Terrariums are everywhere these days!  We thought we had better get on board!

 

Please click here to visit House & Hold and check out the post that we loved!

 

Reviewer #1 – Sarah

Mission:  To plant darling succulents in a terrarium setting.

 

Details:

  • Succulent Plant(s)
  • Clear Glass Jar/Pot
  • Potting Soil
  • Rocks (for filler)
  • Embellishments

Tips & Tricks Learned:

Not only are succulent plants adorable – they grow fast!

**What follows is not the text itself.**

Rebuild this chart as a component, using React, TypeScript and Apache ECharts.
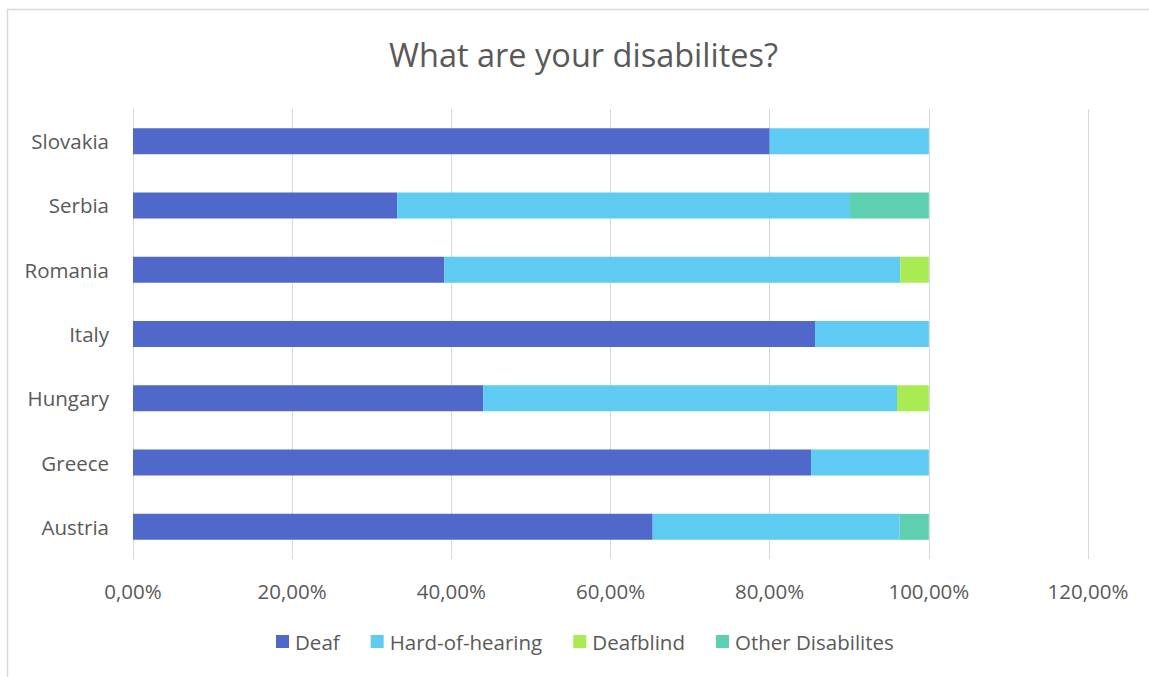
import React, { useEffect, useRef } from "react";
import * as echarts from "echarts";

const categories = ["Austria", "Greece", "Hungary", "Italy", "Romania", "Serbia", "Slovakia"];
const deaf = [65.3, 85.2, 44.0, 85.7, 39.1, 33.2, 80.0];
const hardOfHearing = [31.0, 14.8, 52.0, 14.3, 57.3, 56.9, 20.0];
const deafblind = [0, 0, 4.0, 0, 3.6, 0, 0];
const otherDisabilities = [3.7, 0, 0, 0, 0, 9.9, 0];
const seriesNames = ["Deaf", "Hard-of-hearing", "Deafblind", "Other Disabilites"];
const colors = ["#4F68C9", "#5FCBF3", "#A9EB52", "#5ECFB1"];

export default function App() {
  const ref = useRef<HTMLDivElement>(null);
  useEffect(() => {
    if (!ref.current) return;
    const chart = echarts.init(ref.current, undefined, { renderer: "svg" });
    const font = "'Open Sans', 'Noto Sans', sans-serif";
    const datasets = [deaf, hardOfHearing, deafblind, otherDisabilities];
    chart.setOption({
      animation: false,
      backgroundColor: "#ffffff",
      color: colors,
      title: {
        text: "What are your disabilites?",
        left: 384,
        top: 33,
        textStyle: { fontFamily: font, fontSize: 32.5, fontWeight: "normal", color: "#595959" },
      },
      graphic: [
        {
          type: "rect",
          shape: { x: 7.5, y: 9.5, width: 1160, height: 700 },
          style: { fill: "none", stroke: "#d9d9d9", lineWidth: 1.5 },
          silent: true,
        },
      ],
      grid: { left: 133, right: 61, top: 109, bottom: 118, containLabel: false },
      xAxis: {
        type: "value",
        min: 0,
        max: 120,
        interval: 20,
        axisLine: { show: false },
        axisTick: { show: false },
        splitLine: { lineStyle: { color: "#d9d9d9", width: 1 } },
        axisLabel: {
          fontFamily: font,
          fontSize: 20.5,
          color: "#595959",
          margin: 21,
          formatter: (v: number) => v.toFixed(2).replace(".", ",") + "%",
        },
      },
      yAxis: {
        type: "category",
        data: categories,
        axisLine: { show: true, lineStyle: { color: "#d9d9d9" } },
        axisTick: { show: false },
        axisLabel: { fontFamily: font, fontSize: 20.5, color: "#595959", margin: 24 },
      },
      legend: {
        bottom: 20,
        left: 271,
        itemWidth: 13,
        itemHeight: 13,
        itemGap: 31,
        icon: "rect",
        textStyle: { fontFamily: font, fontSize: 20.5, color: "#595959", padding: [0, 0, 0, 1] },
        data: seriesNames,
      },
      series: seriesNames.map((name, i) => ({
        name,
        type: "bar",
        stack: "total",
        barWidth: 26,
        data: datasets[i],
        itemStyle: { color: colors[i] },
      })),
    });
    return () => chart.dispose();
  }, []);
  return (
    <div
      ref={ref}
      style={{ position: "fixed", left: 0, top: 0, width: 1149, height: 677 }}
    />
  );
}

And, you can use little trinkets you have around the house to adorn your terrarium planting. I had seashells from a previous vacation, a mini deer found in my kids toys and some cute hand-stamped spoons I added to one.

Pros:

This is an easy and fun project to do – all you need is dirt, a darling glass jar/pot and plants. And, you can have fun adoring the finished planter as well! Definitely worth a try for anyone out there!

Cons:

Can’t think of any! What’s not to love about a succulent plant bringing life into your home?!?!?

 

Conclusion:

I LOVE gardening of all kinds and enjoy having greenery in my home. Creating a terrarium is easy, fun and a great addition to the home. I plan to do this many times over!

 

 

 

Reviewer #2 – Maren

Mission: Can I really make a delightful little terrarium like I have been seeing EVERYWHERE myself?!?!

 

Details:

  • Vase
  • Pebbles
  • Dirt
  • 2 little Succulents
  • 1 tiny rubber Deer

Tips & Tricks Learned:

Be careful what you stick in there… initially I had these little mushrooms from the craft store and within a couple of days they were totally furry with mold.  Gross.

Pros:

One of the quickest, easiest and most impressive-looking projects ever!!

Cons:

None!  I love this thing!

Conclusion:

Thank you, “Do-it-Yourself-Terrarium” for making me feel like a professional gardener and look like I really have my shit together to all who come to my home!